Whatever their merits, an agnostic position, a natural law
position, or a rationalist position all share an important feature in common:
they point to something other than “God’s will” in order to justify their
positions. As much as I disagree with most of these positions, I can at least
respect the intellectual effort that it takes to subscribe to them.
But there’s one type of position I simply cannot tolerate: revelationism. If a person says, “I know what God commands, and what God commands is good,” I simply stop listening. This position—biting Euthyphro’s bullet, if you will—is the most dangerous and least defensible type of morality.
I must note that I am not impugning faith. Faith is
something I’ve never had and something I cannot understand, but I recognize
that there are many faithful people out there whose faith leads to great
things, both for themselves and for others.

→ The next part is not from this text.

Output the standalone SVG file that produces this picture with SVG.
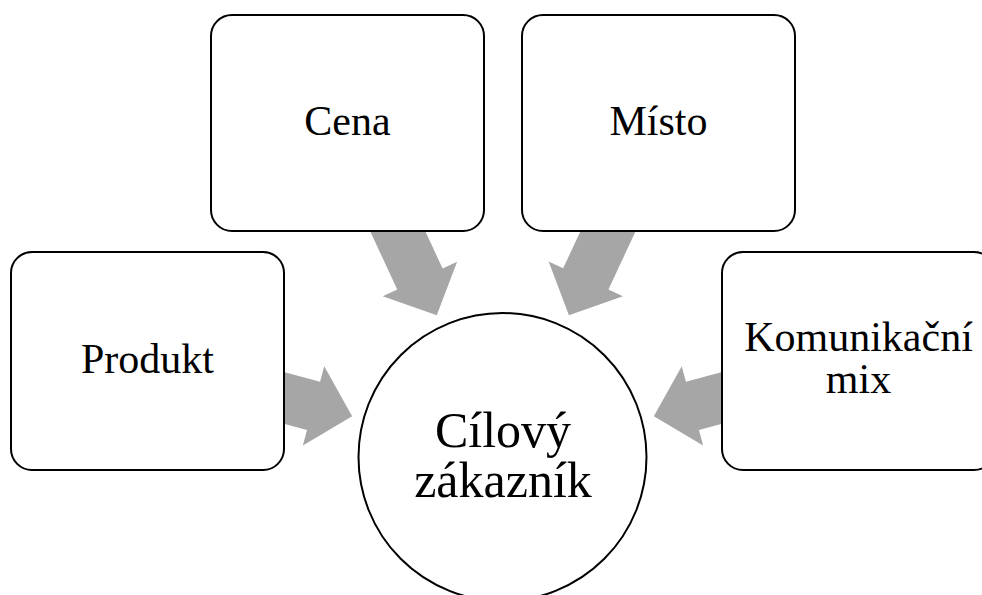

But faith is different from orthodoxy. I simply have no
tolerance for people who point to the Bible and take their moral positions from
it. The Bible is a racist, sexist, bigoted, spin-doctored piece of propagandist
nonsense that may have worked decently well for an isolated society that
existed two thousand years ago, but it has no place whatsoever in modern
discourse. If you want to discuss morality with me, you had better come at me
with something more than an ancient tome. Because if that’s all you have, I
won’t even give you the time of day.
Ultimately, when it comes to morality, I am an absolutist
because I’m a nihilist. I do not believe there is any such thing as a one
correct or “true” morality, and as a result I believe that any contender for a
moral code must be accompanied by a justification. If you want to say that you
find paying for birth control morally objectionable, I want to hear your
justification for that position. Maybe you have one, and maybe it’s a good one.
(If you have one, let me know, because I haven’t heard it yet. And while you’re
at it, you can try explaining your objection to gay marriage.) But “God says
so” is not a justification. It’s the total absence of justification. “God says
so” is the basis of a vacuous morality that has no place in the modern world.